== Goal of the exercise ==
Your copy of the material below should match it exactly, except that it holds no pictures.

─── Information provided ───

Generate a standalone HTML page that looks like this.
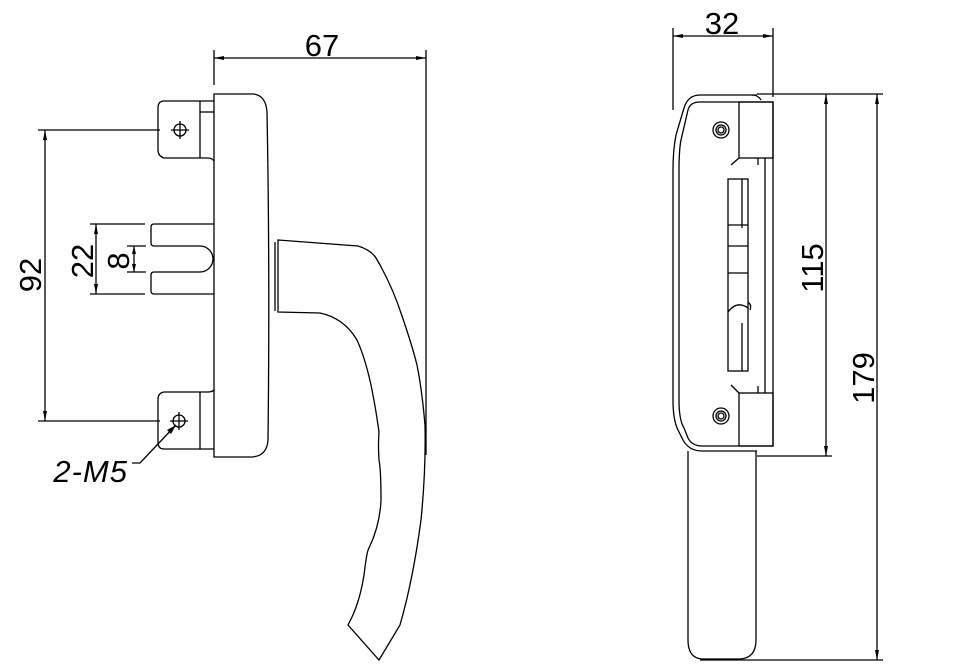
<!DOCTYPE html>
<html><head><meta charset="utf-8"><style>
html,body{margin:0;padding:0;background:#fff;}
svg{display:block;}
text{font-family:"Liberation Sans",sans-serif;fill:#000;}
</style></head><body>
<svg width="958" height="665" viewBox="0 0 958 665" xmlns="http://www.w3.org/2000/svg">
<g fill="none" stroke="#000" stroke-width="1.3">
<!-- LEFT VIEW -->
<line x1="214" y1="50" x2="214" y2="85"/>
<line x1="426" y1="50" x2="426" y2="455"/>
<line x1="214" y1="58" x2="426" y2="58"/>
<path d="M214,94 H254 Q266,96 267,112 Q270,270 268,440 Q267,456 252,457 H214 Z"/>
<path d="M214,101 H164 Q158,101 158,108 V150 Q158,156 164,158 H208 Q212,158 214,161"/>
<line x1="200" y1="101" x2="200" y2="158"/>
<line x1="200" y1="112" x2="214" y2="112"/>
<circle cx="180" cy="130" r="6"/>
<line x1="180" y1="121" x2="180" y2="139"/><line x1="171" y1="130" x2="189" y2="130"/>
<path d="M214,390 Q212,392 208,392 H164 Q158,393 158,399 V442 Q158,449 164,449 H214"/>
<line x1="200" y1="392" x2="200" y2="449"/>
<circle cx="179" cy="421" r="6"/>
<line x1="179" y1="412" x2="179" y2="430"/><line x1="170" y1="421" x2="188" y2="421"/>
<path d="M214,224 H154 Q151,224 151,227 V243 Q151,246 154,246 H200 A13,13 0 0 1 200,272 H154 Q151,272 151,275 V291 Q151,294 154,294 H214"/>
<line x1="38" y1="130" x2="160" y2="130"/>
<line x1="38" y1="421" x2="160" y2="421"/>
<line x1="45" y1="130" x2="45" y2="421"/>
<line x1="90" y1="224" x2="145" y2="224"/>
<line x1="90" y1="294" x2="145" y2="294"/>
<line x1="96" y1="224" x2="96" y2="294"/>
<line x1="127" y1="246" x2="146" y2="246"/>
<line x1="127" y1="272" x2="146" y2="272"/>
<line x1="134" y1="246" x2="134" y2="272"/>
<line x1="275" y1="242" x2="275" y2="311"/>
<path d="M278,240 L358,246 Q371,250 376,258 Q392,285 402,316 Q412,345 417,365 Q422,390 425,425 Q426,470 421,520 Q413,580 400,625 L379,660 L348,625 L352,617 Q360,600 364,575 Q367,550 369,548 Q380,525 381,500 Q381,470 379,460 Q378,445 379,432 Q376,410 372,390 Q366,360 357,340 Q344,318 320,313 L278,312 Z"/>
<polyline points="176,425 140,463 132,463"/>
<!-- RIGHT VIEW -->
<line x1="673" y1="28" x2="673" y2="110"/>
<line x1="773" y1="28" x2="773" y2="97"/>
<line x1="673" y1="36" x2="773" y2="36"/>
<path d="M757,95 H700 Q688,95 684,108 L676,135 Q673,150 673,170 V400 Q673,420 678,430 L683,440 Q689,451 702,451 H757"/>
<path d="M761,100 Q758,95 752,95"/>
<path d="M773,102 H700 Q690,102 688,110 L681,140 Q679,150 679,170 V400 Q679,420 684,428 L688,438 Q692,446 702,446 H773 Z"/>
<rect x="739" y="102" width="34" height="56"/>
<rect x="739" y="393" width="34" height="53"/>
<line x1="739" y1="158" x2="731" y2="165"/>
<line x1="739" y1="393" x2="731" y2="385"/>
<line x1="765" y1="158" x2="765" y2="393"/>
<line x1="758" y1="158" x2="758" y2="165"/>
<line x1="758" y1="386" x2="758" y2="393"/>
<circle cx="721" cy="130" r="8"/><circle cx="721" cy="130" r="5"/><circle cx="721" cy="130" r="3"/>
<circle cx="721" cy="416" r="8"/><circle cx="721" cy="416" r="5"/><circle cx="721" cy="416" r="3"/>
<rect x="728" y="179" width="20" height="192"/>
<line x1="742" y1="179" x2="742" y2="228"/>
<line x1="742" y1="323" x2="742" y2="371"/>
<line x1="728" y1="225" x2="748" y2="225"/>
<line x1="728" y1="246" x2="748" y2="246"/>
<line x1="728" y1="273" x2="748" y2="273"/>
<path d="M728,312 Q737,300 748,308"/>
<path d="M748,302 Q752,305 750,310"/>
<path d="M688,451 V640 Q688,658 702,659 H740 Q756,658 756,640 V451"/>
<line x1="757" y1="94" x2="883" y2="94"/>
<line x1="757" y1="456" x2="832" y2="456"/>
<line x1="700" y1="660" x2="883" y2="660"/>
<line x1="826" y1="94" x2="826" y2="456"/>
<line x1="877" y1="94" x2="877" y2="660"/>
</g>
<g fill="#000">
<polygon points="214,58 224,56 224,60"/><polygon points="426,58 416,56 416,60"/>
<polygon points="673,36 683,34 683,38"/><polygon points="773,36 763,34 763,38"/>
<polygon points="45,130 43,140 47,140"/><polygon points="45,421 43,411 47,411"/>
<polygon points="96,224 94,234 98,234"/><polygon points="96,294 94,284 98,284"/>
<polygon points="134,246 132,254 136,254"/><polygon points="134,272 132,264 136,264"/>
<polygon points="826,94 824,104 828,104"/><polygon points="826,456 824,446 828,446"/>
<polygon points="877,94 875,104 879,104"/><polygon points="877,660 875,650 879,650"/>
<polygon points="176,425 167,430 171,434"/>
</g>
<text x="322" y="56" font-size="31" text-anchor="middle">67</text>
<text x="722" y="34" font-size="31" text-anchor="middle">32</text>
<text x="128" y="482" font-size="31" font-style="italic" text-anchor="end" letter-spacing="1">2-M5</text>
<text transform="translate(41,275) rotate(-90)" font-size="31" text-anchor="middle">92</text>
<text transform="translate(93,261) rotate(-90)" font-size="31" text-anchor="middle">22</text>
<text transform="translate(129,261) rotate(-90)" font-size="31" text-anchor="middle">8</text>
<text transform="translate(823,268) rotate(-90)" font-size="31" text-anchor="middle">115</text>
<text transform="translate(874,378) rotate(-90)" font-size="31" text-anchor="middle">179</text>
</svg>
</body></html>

───

== Output of the exercise ==
Generate a standalone HTML page that looks like this.
<!DOCTYPE html>
<html><head><meta charset="utf-8"><style>
html,body{margin:0;padding:0;background:#fff;}
svg{display:block;}
text{font-family:"Liberation Sans",sans-serif;fill:#000;}
</style></head><body>
<svg width="958" height="665" viewBox="0 0 958 665" xmlns="http://www.w3.org/2000/svg">
<g fill="none" stroke="#000" stroke-width="1.3">
<!-- LEFT VIEW -->
<line x1="214" y1="50" x2="214" y2="85"/>
<line x1="426" y1="50" x2="426" y2="455"/>
<line x1="214" y1="58" x2="426" y2="58"/>
<path d="M214,94 H254 Q266,96 267,112 Q270,270 268,440 Q267,456 252,457 H214 Z"/>
<path d="M214,101 H164 Q158,101 158,108 V150 Q158,156 164,158 H208 Q212,158 214,161"/>
<line x1="200" y1="101" x2="200" y2="158"/>
<line x1="200" y1="112" x2="214" y2="112"/>
<circle cx="180" cy="130" r="6"/>
<line x1="180" y1="121" x2="180" y2="139"/><line x1="171" y1="130" x2="189" y2="130"/>
<path d="M214,390 Q212,392 208,392 H164 Q158,393 158,399 V442 Q158,449 164,449 H214"/>
<line x1="200" y1="392" x2="200" y2="449"/>
<circle cx="179" cy="421" r="6"/>
<line x1="179" y1="412" x2="179" y2="430"/><line x1="170" y1="421" x2="188" y2="421"/>
<path d="M214,224 H154 Q151,224 151,227 V243 Q151,246 154,246 H200 A13,13 0 0 1 200,272 H154 Q151,272 151,275 V291 Q151,294 154,294 H214"/>
<line x1="38" y1="130" x2="160" y2="130"/>
<line x1="38" y1="421" x2="160" y2="421"/>
<line x1="45" y1="130" x2="45" y2="421"/>
<line x1="90" y1="224" x2="145" y2="224"/>
<line x1="90" y1="294" x2="145" y2="294"/>
<line x1="96" y1="224" x2="96" y2="294"/>
<line x1="127" y1="246" x2="146" y2="246"/>
<line x1="127" y1="272" x2="146" y2="272"/>
<line x1="134" y1="246" x2="134" y2="272"/>
<line x1="275" y1="242" x2="275" y2="311"/>
<path d="M278,240 L358,246 Q371,250 376,258 Q392,285 402,316 Q412,345 417,365 Q422,390 425,425 Q426,470 421,520 Q413,580 400,625 L379,660 L348,625 L352,617 Q360,600 364,575 Q367,550 369,548 Q380,525 381,500 Q381,470 379,460 Q378,445 379,432 Q376,410 372,390 Q366,360 357,340 Q344,318 320,313 L278,312 Z"/>
<polyline points="176,425 140,463 132,463"/>
<!-- RIGHT VIEW -->
<line x1="673" y1="28" x2="673" y2="110"/>
<line x1="773" y1="28" x2="773" y2="97"/>
<line x1="673" y1="36" x2="773" y2="36"/>
<path d="M757,95 H700 Q688,95 684,108 L676,135 Q673,150 673,170 V400 Q673,420 678,430 L683,440 Q689,451 702,451 H757"/>
<path d="M761,100 Q758,95 752,95"/>
<path d="M773,102 H700 Q690,102 688,110 L681,140 Q679,150 679,170 V400 Q679,420 684,428 L688,438 Q692,446 702,446 H773 Z"/>
<rect x="739" y="102" width="34" height="56"/>
<rect x="739" y="393" width="34" height="53"/>
<line x1="739" y1="158" x2="731" y2="165"/>
<line x1="739" y1="393" x2="731" y2="385"/>
<line x1="765" y1="158" x2="765" y2="393"/>
<line x1="758" y1="158" x2="758" y2="165"/>
<line x1="758" y1="386" x2="758" y2="393"/>
<circle cx="721" cy="130" r="8"/><circle cx="721" cy="130" r="5"/><circle cx="721" cy="130" r="3"/>
<circle cx="721" cy="416" r="8"/><circle cx="721" cy="416" r="5"/><circle cx="721" cy="416" r="3"/>
<rect x="728" y="179" width="20" height="192"/>
<line x1="742" y1="179" x2="742" y2="228"/>
<line x1="742" y1="323" x2="742" y2="371"/>
<line x1="728" y1="225" x2="748" y2="225"/>
<line x1="728" y1="246" x2="748" y2="246"/>
<line x1="728" y1="273" x2="748" y2="273"/>
<path d="M728,312 Q737,300 748,308"/>
<path d="M748,302 Q752,305 750,310"/>
<path d="M688,451 V640 Q688,658 702,659 H740 Q756,658 756,640 V451"/>
<line x1="757" y1="94" x2="883" y2="94"/>
<line x1="757" y1="456" x2="832" y2="456"/>
<line x1="700" y1="660" x2="883" y2="660"/>
<line x1="826" y1="94" x2="826" y2="456"/>
<line x1="877" y1="94" x2="877" y2="660"/>
</g>
<g fill="#000">
<polygon points="214,58 224,56 224,60"/><polygon points="426,58 416,56 416,60"/>
<polygon points="673,36 683,34 683,38"/><polygon points="773,36 763,34 763,38"/>
<polygon points="45,130 43,140 47,140"/><polygon points="45,421 43,411 47,411"/>
<polygon points="96,224 94,234 98,234"/><polygon points="96,294 94,284 98,284"/>
<polygon points="134,246 132,254 136,254"/><polygon points="134,272 132,264 136,264"/>
<polygon points="826,94 824,104 828,104"/><polygon points="826,456 824,446 828,446"/>
<polygon points="877,94 875,104 879,104"/><polygon points="877,660 875,650 879,650"/>
<polygon points="176,425 167,430 171,434"/>
</g>
<text x="322" y="56" font-size="31" text-anchor="middle">67</text>
<text x="722" y="34" font-size="31" text-anchor="middle">32</text>
<text x="128" y="482" font-size="31" font-style="italic" text-anchor="end" letter-spacing="1">2-M5</text>
<text transform="translate(41,275) rotate(-90)" font-size="31" text-anchor="middle">92</text>
<text transform="translate(93,261) rotate(-90)" font-size="31" text-anchor="middle">22</text>
<text transform="translate(129,261) rotate(-90)" font-size="31" text-anchor="middle">8</text>
<text transform="translate(823,268) rotate(-90)" font-size="31" text-anchor="middle">115</text>
<text transform="translate(874,378) rotate(-90)" font-size="31" text-anchor="middle">179</text>
</svg>
</body></html>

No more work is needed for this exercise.